The educational decision is one of scope — given that this sort of student's grasp of language is incomplete, say, and depends critically on the quality of the translation being used (and the existence or otherwise of a supporting commentary). Give an undergraduate, even one wholly ignorant of Greek, Lloyd-Jones' translation and commentary on• the Oresteia (Duckworth) and I should expect to get work of a very high standard indeed on issues such a structure, dramaturgy, religion, morality, and the history of ideas. Give a student Vellacott's translation and I am not certain you could expect anything of any value whatsoever.
The positive side of the argument is that for historical reasons we can demand that even students of Classics-in-translation must know something of the languages. That puts us Classicists in a strong position, in comparison with other arts disciplines where such demands cannot be made. If the linguistic demands made on such stu- dents are not as high as we would like at the undergraduate level, I should argue that the conditions under which we offer Classics at university these days give us no option, though it is always heartening and rewarding when students do come along who, starved of the languages at school, reach very high standards in them in three or four years.
So here we are, beavering away in schools and universities and serving the market in the best free market traditions, ensuring Classics is not the prerogative of the wealthy but accessible to all, attracting larger and larger numbers of enthusiastic Classicists of all types and at all levels when Kenneth Baker announces a national 'core' curriculum which, if put on the statute books as it stands at the moment, will have one certain consequence: it will end any interest our state schools (and, I guess, eventually, our private schools) may have in the ancient world. The subjects to be law to all schoolchildren aged 5-16 will occupy, the document suggests, 80-90 per cent of the timetable. Classics is not among them. Do the sums: ten per cent of a 40 period week is four periods, from which we can subtract one for the compulsory RE. In those three periods, we must fit subjects already in the 'core' which we hope to expand and all the minority subjects banished by law from it: including Classics.
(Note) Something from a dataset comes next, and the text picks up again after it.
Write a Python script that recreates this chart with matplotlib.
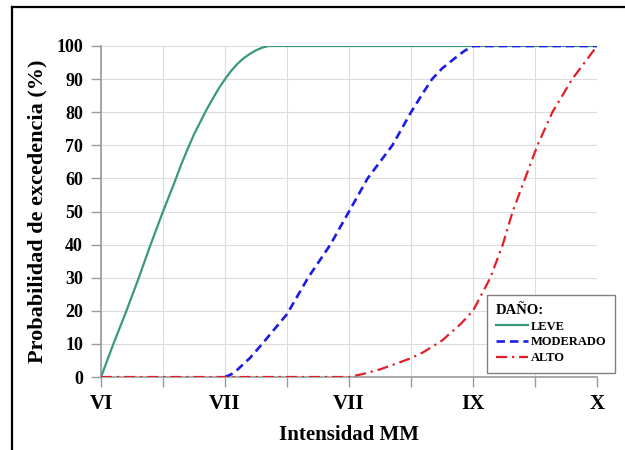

Mr Baker assures us there is plenty of room for extra-core minority interests. Well: we can either wait and see who is right, or we can try to persuade Mr. Baker before he takes an irrevocable step that the idea of a core is not affected, in principle or practice, by a little more flexibility along the line — an option here or there, say, or sufficient guaranteed space for extra-core subjects. Otherwise, we can wave farewell to 2,500 years of culturally central human experience, and a subject (Latin) which the Americans have recently discovered is so terribly good for the brain that schools are frantically trying to re-introduce it wher- ever they can.